Já em 2012, os primeiros meses revelam que as emissões não estão a
subir tanto quanto seria de se esperar num ano seco - com pouca
produção hidroeléctrica. "Só não subiu mais porque a importação de
electricidade no primeiro trimestre foi muito grande", explica Rui
Dinis, da E.Value.

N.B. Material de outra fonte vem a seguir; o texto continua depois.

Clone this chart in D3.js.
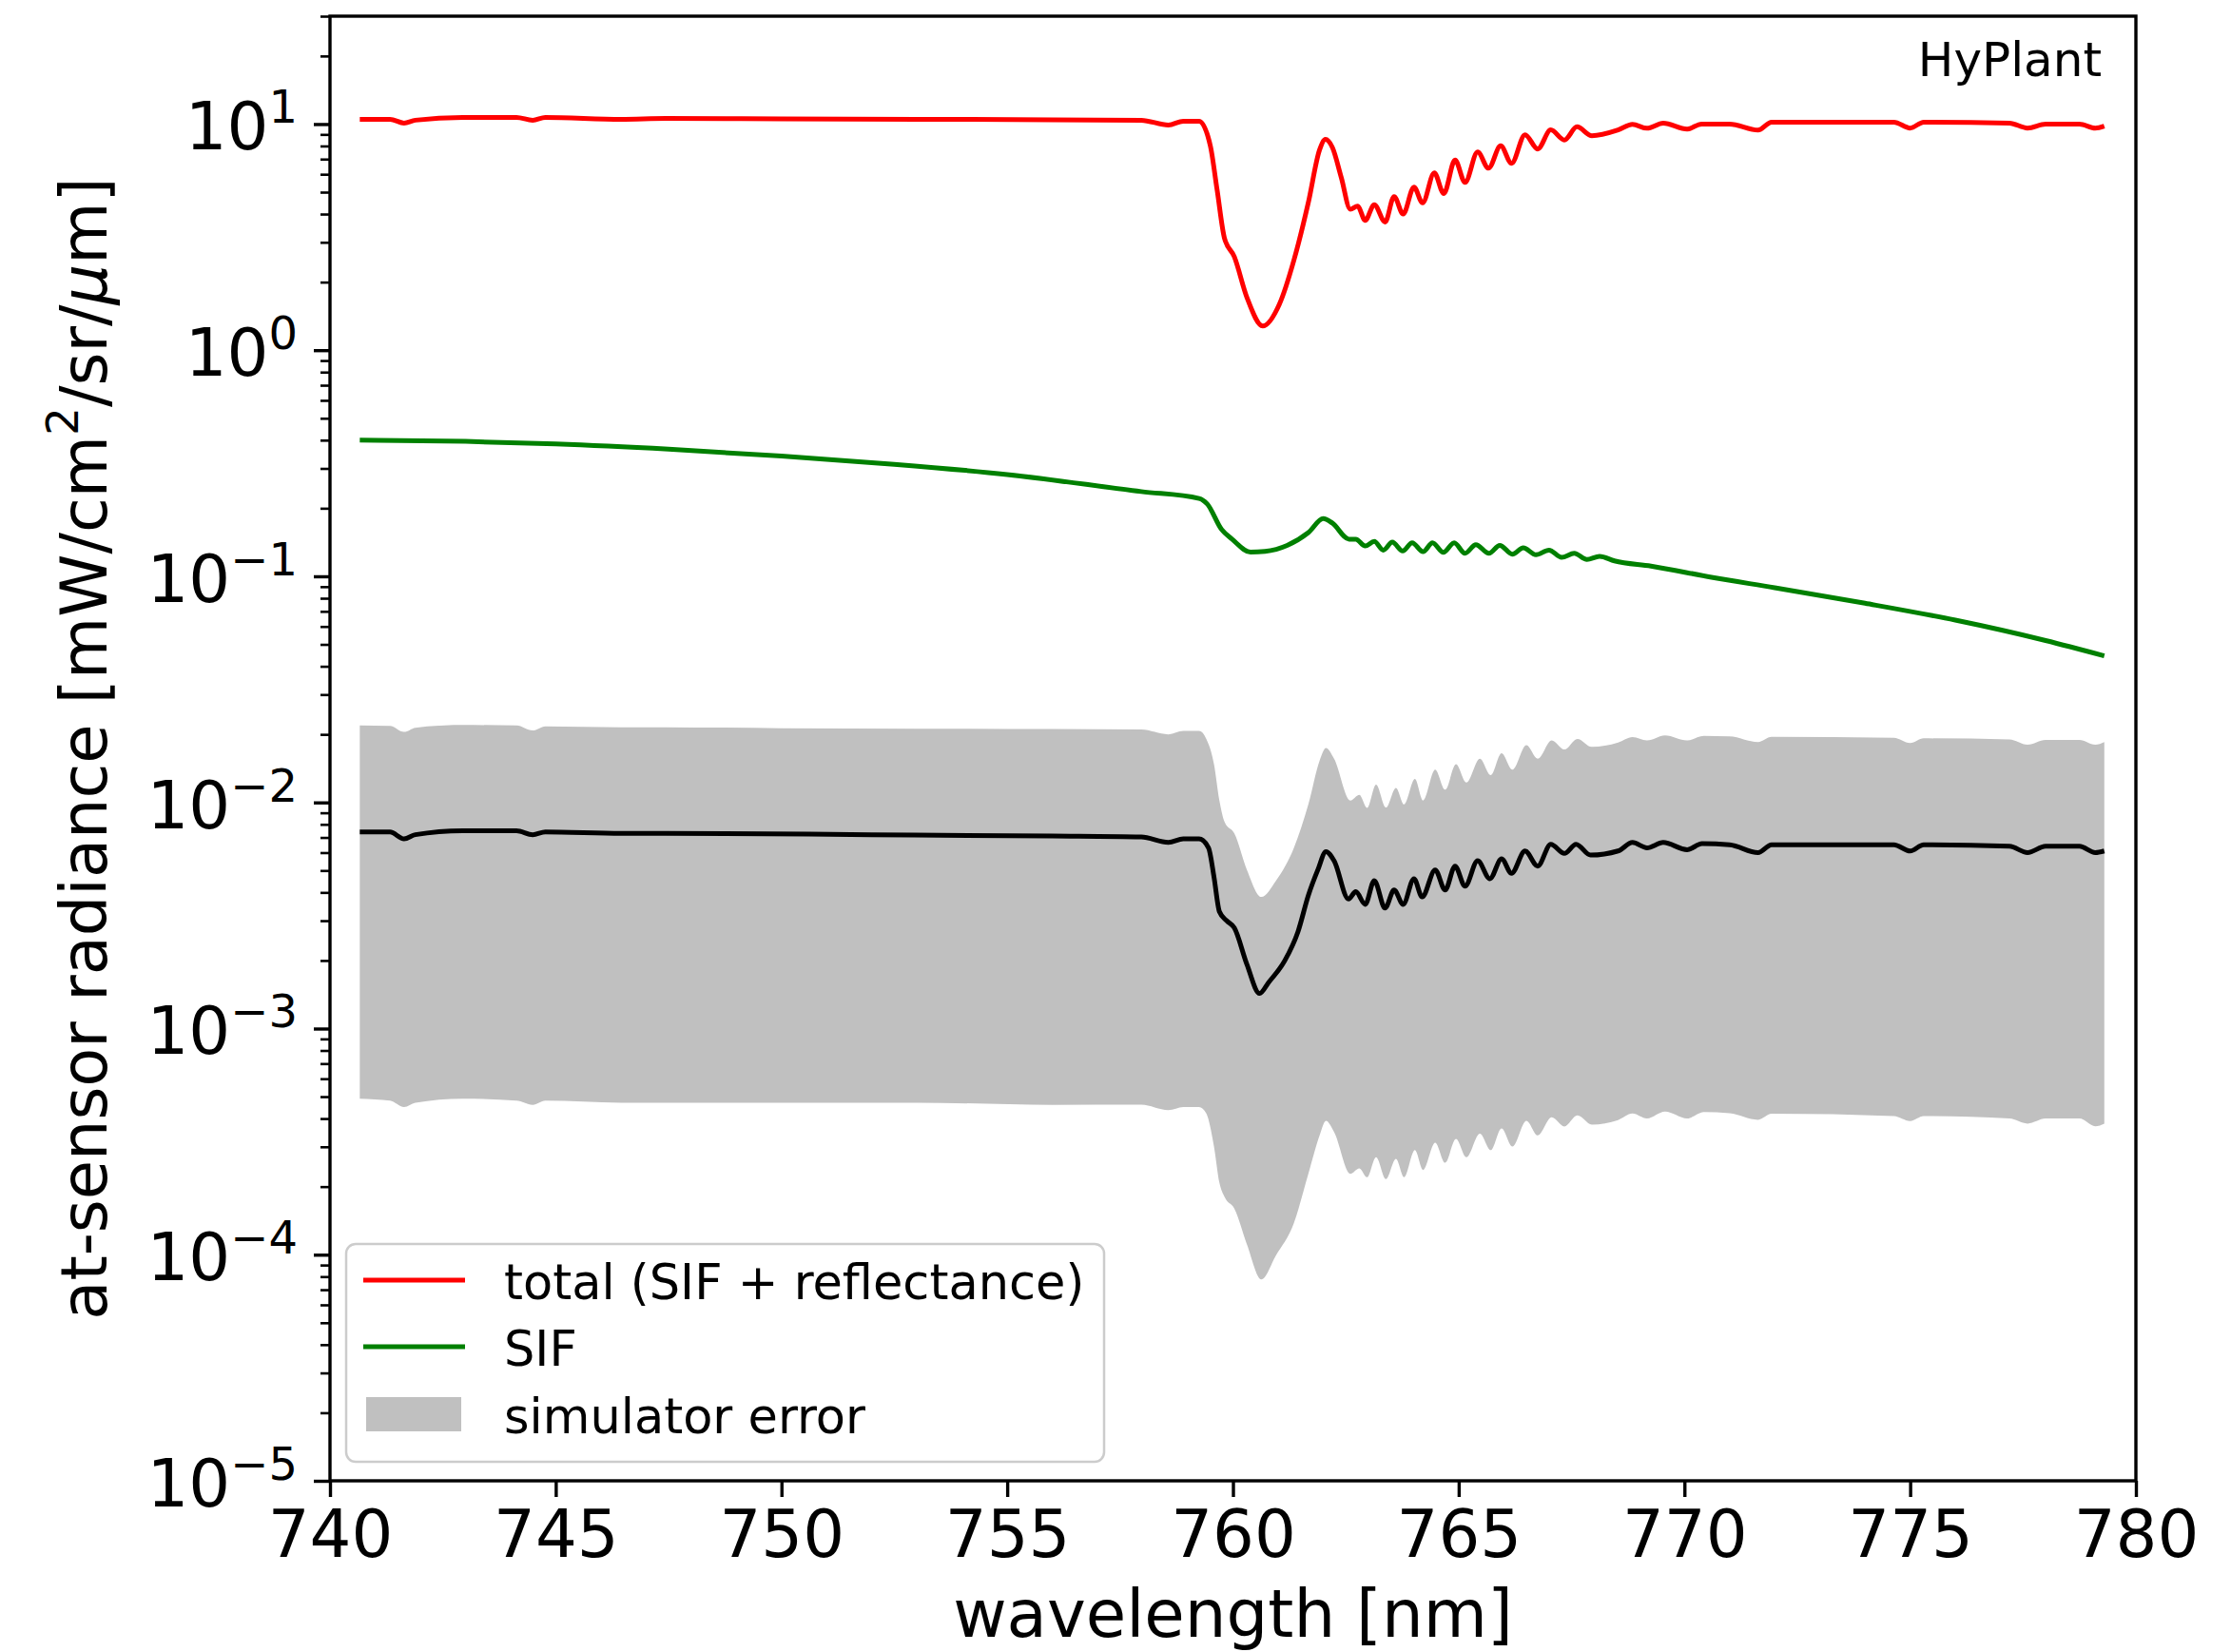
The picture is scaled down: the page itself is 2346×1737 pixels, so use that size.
<!DOCTYPE html>
<html>
<head>
<meta charset="utf-8">
<script src="https://cdn.jsdelivr.net/npm/d3@7"></script>
<style>
  html, body { margin: 0; padding: 0; background: #fff; }
  svg { display: block; }
  text { font-family: "DejaVu Sans", sans-serif; fill: #000; }
</style>
</head>
<body>
<svg id="chart" width="2346" height="1737"></svg>
<script>
// ---- data: [wavelength nm, radiance mW/cm2/sr/um] ----
const totalSpectrum = [
  [740.66,10.5],[741.33,10.5],[741.64,10.1],[741.89,10.4],[742.94,10.7],[744.13,10.7],[744.49,10.4],[744.77,10.7],
  [746.45,10.5],[747.44,10.6],[750,10.55],[753,10.5],[756,10.45],[757.97,10.4],[758.57,9.9],[758.9,10.3],[759.25,10.3],
  [759.5,8.0],[759.65,5.1],[759.81,3.14],[760.03,2.59],[760.31,1.71],[760.66,1.28],[761.03,1.6],[761.35,2.5],
  [761.67,4.5],[761.92,7.7],[762.05,8.55],[762.2,7.9],[762.4,5.8],[762.6,4.2],[762.76,4.34],[762.93,3.75],
  [763.13,4.4],[763.37,3.69],[763.57,4.78],[763.77,4.0],[764.01,5.26],[764.2,4.48],[764.46,6.08],[764.67,4.93],
  [764.92,6.93],[765.14,5.52],[765.42,7.52],[765.66,6.38],[765.93,8.01],[766.17,6.7],[766.47,8.97],[766.75,7.76],
  [767.04,9.42],[767.34,8.5],[767.62,9.72],[767.95,8.88],[768.53,9.42],[768.85,9.97],[769.17,9.58],[769.53,10.1],
  [770.06,9.5],[770.38,10.0],[771.0,10.0],[771.63,9.4],[771.93,10.2],[774.64,10.2],[775.0,9.6],[775.3,10.2],
  [777.2,10.1],[777.6,9.6],[778.0,10.0],[778.75,10.0],[779.1,9.6],[779.3,9.8]
];

const sifSpectrum = [
  [740.66,0.40],[743,0.395],[745,0.385],[747.5,0.365],[750,0.34],[752.5,0.313],[755,0.282],[757.97,0.237],
  [759.25,0.221],[759.43,0.209],[759.75,0.161],[759.98,0.146],[760.39,0.128],[760.71,0.129],[761.2,0.137],
  [761.67,0.156],[762.0,0.180],[762.2,0.172],[762.57,0.146],[762.72,0.146],[762.93,0.1362],[763.13,0.1426],
  [763.33,0.1306],[763.53,0.1416],[763.76,0.1294],[763.97,0.1406],[764.21,0.1285],[764.42,0.1406],[764.66,0.1276],
  [764.90,0.1406],[765.14,0.1264],[765.38,0.138],[765.67,0.1264],[765.91,0.1371],[766.19,0.1253],[766.43,0.1336],
  [766.71,0.1245],[767.0,0.1306],[767.28,0.1213],[767.56,0.1264],[767.84,0.1186],[768.12,0.1225],[768.45,0.117],
  [769.26,0.111],[770.6,0.099],[772,0.089],[774,0.076],[776,0.064],[778,0.052],[779.3,0.0445]
];

const simulatedSpectrum = [
  [740.66,0.0074],[741.33,0.0074],[741.64,0.0069],[741.89,0.0072],[742.94,0.0075],[744.13,0.0075],[744.49,0.0072],
  [744.77,0.0074],[746.45,0.0073],[747.44,0.0073],[752,0.0072],[756,0.0071],[757.97,0.00703],[758.57,0.00665],
  [758.9,0.0069],[759.25,0.0069],[759.46,0.00629],[759.58,0.00468],[759.7,0.00329],[759.86,0.0030],[760.03,0.00279],
  [760.31,0.00192],[760.59,0.00143],[760.79,0.0016],[761.15,0.0020],[761.44,0.00268],[761.67,0.00388],[761.88,0.00503],
  [762.06,0.00606],[762.24,0.00552],[762.56,0.00374],[762.72,0.00403],[762.93,0.00354],[763.13,0.00451],[763.37,0.00341],
  [763.57,0.0041],[763.77,0.00354],[764.01,0.0046],[764.19,0.00382],[764.48,0.00503],[764.7,0.0041],[764.92,0.00523],
  [765.14,0.00426],[765.42,0.00552],[765.69,0.0046],[765.95,0.00563],[766.17,0.00486],[766.47,0.0061],[766.75,0.00523],
  [767.04,0.00653],[767.34,0.00595],[767.6,0.00653],[767.92,0.00585],[768.53,0.0061],[768.85,0.00665],[769.17,0.0063],
  [769.53,0.00665],[770.06,0.00618],[770.39,0.00657],[771.0,0.0065],[771.63,0.0060],[771.93,0.0065],[774.64,0.0065],
  [775.0,0.0061],[775.3,0.0065],[777.2,0.0064],[777.6,0.0060],[778.0,0.0064],[778.75,0.0064],[779.1,0.0060],[779.3,0.0061]
];

// simulator error envelope: [wavelength, upper, lower]
const errorBand = [
  [740.66,0.0219,0.00049],[741.33,0.0218,0.00048],[741.64,0.0205,0.00045],[741.89,0.0214,0.00047],
  [742.94,0.0220,0.00049],[744.13,0.0219,0.00048],[744.49,0.0208,0.00046],[744.77,0.0217,0.00048],
  [746.45,0.0215,0.00047],[747.44,0.0215,0.00047],[750,0.0213,0.00047],[753,0.0212,0.00047],[756,0.0211,0.00046],
  [757.97,0.0210,0.000461],[758.57,0.0200,0.000436],[758.9,0.0207,0.00045],[759.25,0.0207,0.00045],
  [759.41,0.0191,0.000421],[759.58,0.01475,0.000301],[759.70,0.0102,0.000208],[759.82,0.00815,0.000179],
  [760.03,0.0073,0.00016],[760.31,0.00503,0.000111],[760.63,0.00382,0.0000778],[760.95,0.0045,0.0000991],
  [761.35,0.0063,0.000138],[761.67,0.0098,0.000228],[761.92,0.0153,0.000337],[762.06,0.0174,0.000391],
  [762.24,0.0156,0.000349],[762.60,0.0102,0.000228],[762.80,0.0108,0.000241],[762.97,0.00946,0.00022],
  [763.17,0.0120,0.00027],[763.39,0.0095,0.000216],[763.61,0.0116,0.000265],[763.79,0.0098,0.00022],
  [764.03,0.0127,0.00029],[764.21,0.0102,0.000237],[764.48,0.01396,0.000313],[764.70,0.01138,0.000255],
  [764.94,0.01475,0.000325],[765.17,0.01225,0.00027],[765.47,0.0156,0.000343],[765.71,0.0132,0.00029],
  [765.95,0.0165,0.000362],[766.19,0.01396,0.000301],[766.50,0.0179,0.000391],[766.75,0.0156,0.000337],
  [767.06,0.0188,0.000405],[767.34,0.01714,0.000369],[767.63,0.0191,0.000413],[767.95,0.0176,0.000376],
  [768.53,0.0184,0.000394],[768.85,0.01946,0.000421],[769.17,0.0188,0.0004],[769.57,0.0198,0.000429],
  [770.06,0.0188,0.0004],[770.43,0.0197,0.000427],[771.0,0.0196,0.000422],[771.63,0.0185,0.000395],
  [771.93,0.0195,0.00042],[774.64,0.0193,0.00041],[775.0,0.0183,0.00039],[775.3,0.0192,0.00041],
  [777.2,0.0190,0.00040],[777.6,0.0180,0.00038],[778.0,0.0189,0.00040],[778.75,0.0189,0.00040],
  [779.1,0.0180,0.00037],[779.3,0.0185,0.00038]
];

const xTicks = [740, 745, 750, 755, 760, 765, 770, 775, 780];
const yTickExponents = [-5, -4, -3, -2, -1, 0, 1];
const legendLabels = ["total (SIF + reflectance)", "SIF", "simulator error"];
const sensorLabel = "HyPlant";

// ---- layout ----
const plot = { left: 347, right: 2246, top: 17, bottom: 1557 };
const svg = d3.select("#chart");

const x = d3.scaleLinear().domain([740, 780]).range([plot.left, plot.right]);
const y = d3.scaleLog().domain([1e-5, 30]).range([plot.bottom, plot.top]);

const clipId = "plot-clip";
svg.append("defs").append("clipPath").attr("id", clipId)
  .append("rect")
  .attr("x", plot.left).attr("y", plot.top)
  .attr("width", plot.right - plot.left).attr("height", plot.bottom - plot.top);

const g = svg.append("g").attr("clip-path", `url(#${clipId})`);

// error envelope
const band = d3.area()
  .x(d => x(d[0]))
  .y0(d => y(d[2]))
  .y1(d => y(d[1]))
  .curve(d3.curveMonotoneX);
g.append("path").datum(errorBand)
  .attr("d", band)
  .attr("fill", "#c0c0c0");

const line = d3.line()
  .x(d => x(d[0]))
  .y(d => y(d[1]))
  .curve(d3.curveMonotoneX);

g.append("path").datum(simulatedSpectrum)
  .attr("d", line).attr("fill", "none")
  .attr("stroke", "#000").attr("stroke-width", 5).attr("stroke-linejoin", "round");

g.append("path").datum(sifSpectrum)
  .attr("d", line).attr("fill", "none")
  .attr("stroke", "#008000").attr("stroke-width", 5).attr("stroke-linejoin", "round");

g.append("path").datum(totalSpectrum)
  .attr("d", line).attr("fill", "none")
  .attr("stroke", "#ff0000").attr("stroke-width", 5).attr("stroke-linejoin", "round");

// ---- axes ----
const fontSize = 69;

const xAxis = svg.append("g")
  .attr("transform", `translate(0,${plot.bottom})`)
  .call(d3.axisBottom(x).tickValues(xTicks).tickSize(17).tickPadding(14).tickFormat(d3.format("d")));
xAxis.select(".domain").remove();
xAxis.selectAll(".tick line").attr("stroke", "#000").attr("stroke-width", 3.4);
xAxis.selectAll(".tick text")
  .attr("font-size", fontSize)
  .attr("font-family", "DejaVu Sans")
  .attr("fill", "#000");

// minor y ticks (2..9 of each decade)
const minorVals = [];
for (let e = -5; e <= 1; e++) {
  for (let k = 2; k <= 9; k++) {
    const v = k * Math.pow(10, e);
    if (v <= 30) minorVals.push(v);
  }
}
const yMinor = svg.append("g")
  .attr("transform", `translate(${plot.left},0)`)
  .call(d3.axisLeft(y).tickValues(minorVals).tickSize(10).tickFormat(""));
yMinor.select(".domain").remove();
yMinor.selectAll(".tick line").attr("stroke", "#000").attr("stroke-width", 2.6);

const yMajor = svg.append("g")
  .attr("transform", `translate(${plot.left},0)`)
  .call(d3.axisLeft(y).tickValues(yTickExponents.map(e => Math.pow(10, e))).tickSize(17).tickFormat(""));
yMajor.select(".domain").remove();
yMajor.selectAll(".tick line").attr("stroke", "#000").attr("stroke-width", 3.4);

// y tick labels as 10^n
const yLabels = svg.append("g");
yTickExponents.forEach(e => {
  const t = yLabels.append("text")
    .attr("x", 313)
    .attr("y", y(Math.pow(10, e)) + 27)
    .attr("text-anchor", "end")
    .attr("font-size", fontSize);
  t.append("tspan").text("10");
  t.append("tspan")
    .attr("dy", -28)
    .attr("font-size", 48)
    .text(e < 0 ? "\u2212" + Math.abs(e) : String(e));
});

// frame
svg.append("rect")
  .attr("x", plot.left).attr("y", plot.top)
  .attr("width", plot.right - plot.left).attr("height", plot.bottom - plot.top)
  .attr("fill", "none").attr("stroke", "#000").attr("stroke-width", 3.4);

// axis titles
svg.append("text")
  .attr("x", (plot.left + plot.right) / 2)
  .attr("y", 1721)
  .attr("text-anchor", "middle")
  .attr("font-size", fontSize)
  .text("wavelength [nm]");

const yTitle = svg.append("text")
  .attr("transform", `translate(112,${(plot.top + plot.bottom) / 2}) rotate(-90)`)
  .attr("text-anchor", "middle")
  .attr("font-size", 67);
yTitle.append("tspan").text("at-sensor radiance [mW/cm");
yTitle.append("tspan").attr("dy", -30).attr("font-size", 47).text("2");
yTitle.append("tspan").attr("dy", 30).text("/sr/");
yTitle.append("tspan").attr("font-style", "italic").text("\u03bc");
yTitle.append("tspan").text("m]");

// instrument label
svg.append("text")
  .attr("x", 2210).attr("y", 80)
  .attr("text-anchor", "end")
  .attr("font-size", 50)
  .text(sensorLabel);

// ---- legend ----
const legend = svg.append("g");
legend.append("rect")
  .attr("x", 364).attr("y", 1308)
  .attr("width", 797).attr("height", 229)
  .attr("rx", 10).attr("ry", 10)
  .attr("fill", "#fff").attr("fill-opacity", 0.8)
  .attr("stroke", "#cccccc").attr("stroke-width", 2.5);

const rowY = [1346, 1416, 1487];
legend.append("line")
  .attr("x1", 382).attr("x2", 489).attr("y1", rowY[0]).attr("y2", rowY[0])
  .attr("stroke", "#ff0000").attr("stroke-width", 5);
legend.append("line")
  .attr("x1", 382).attr("x2", 489).attr("y1", rowY[1]).attr("y2", rowY[1])
  .attr("stroke", "#008000").attr("stroke-width", 5);
legend.append("rect")
  .attr("x", 385).attr("y", rowY[2] - 18)
  .attr("width", 100).attr("height", 36)
  .attr("fill", "#c0c0c0");

legendLabels.forEach((lab, i) => {
  legend.append("text")
    .attr("x", 530).attr("y", rowY[i] + 20)
    .attr("font-size", 51)
    .text(lab);
});
</script>
</body>
</html>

Ao se importar electricidade, as emissões são
contabilizadas no país que a produz, e não em Portugal.
O presidente da APA chama a atenção, no entanto, para outros factores
de risco que podem complicar o caminho de Quioto, como os fogos e a
utilização da reserva de licenças do sistema de comércio de emissões,
que está guardada para eventuais novas instalações industriais.
O maior ponto de interrogação está em como será contabilizada a
contribuição das florestas e da agricultura como "sumidouro" de
carbono - algo que ainda não está definido a nível internacional.
"Nesta fase, o maior risco é o risco metodológico do cálculo dos
sumidouros", diz Nuno Lacasta. Por isso, completa Lacasta, "o Fundo
Português de Carbono continua a ser utilizado como uma garantia".
Se tudo correr bem, o país cumprirá Quioto só com o esforço interno,
mas ficará com 5,3 milhões de toneladas de CO2 em licenças nas mãos,
sem uso imediato. Segundo Nuno Lacasta, parte das licenças pode ser
guardada para um segundo período de cumprimento de Quioto, que está a
ser discutido internacionalmente. Mas o próprio Fundo Português de
Carbono deverá ser reorientado, possivelmente ampliando outras funções
que já cumpre, como a de financiar projectos de baixo carbono em
Portugal.
Uma coisa parece certa: vender as licenças - contrariando o slogan do
Fundo Português de Carbono, que é we buy - será mau negócio. As
compras até agora foram feitas a um preço médio 10,7 euros por
tonelada de CO2. A cotação tem, no entanto, caído a pique e está agora
em 6,5 euros/tonelada para as licenças transaccionadas entre países
desenvolvidos e 3,4 euros/tonelada para aquelas que provêm de
projectos em países em desenvolvimento.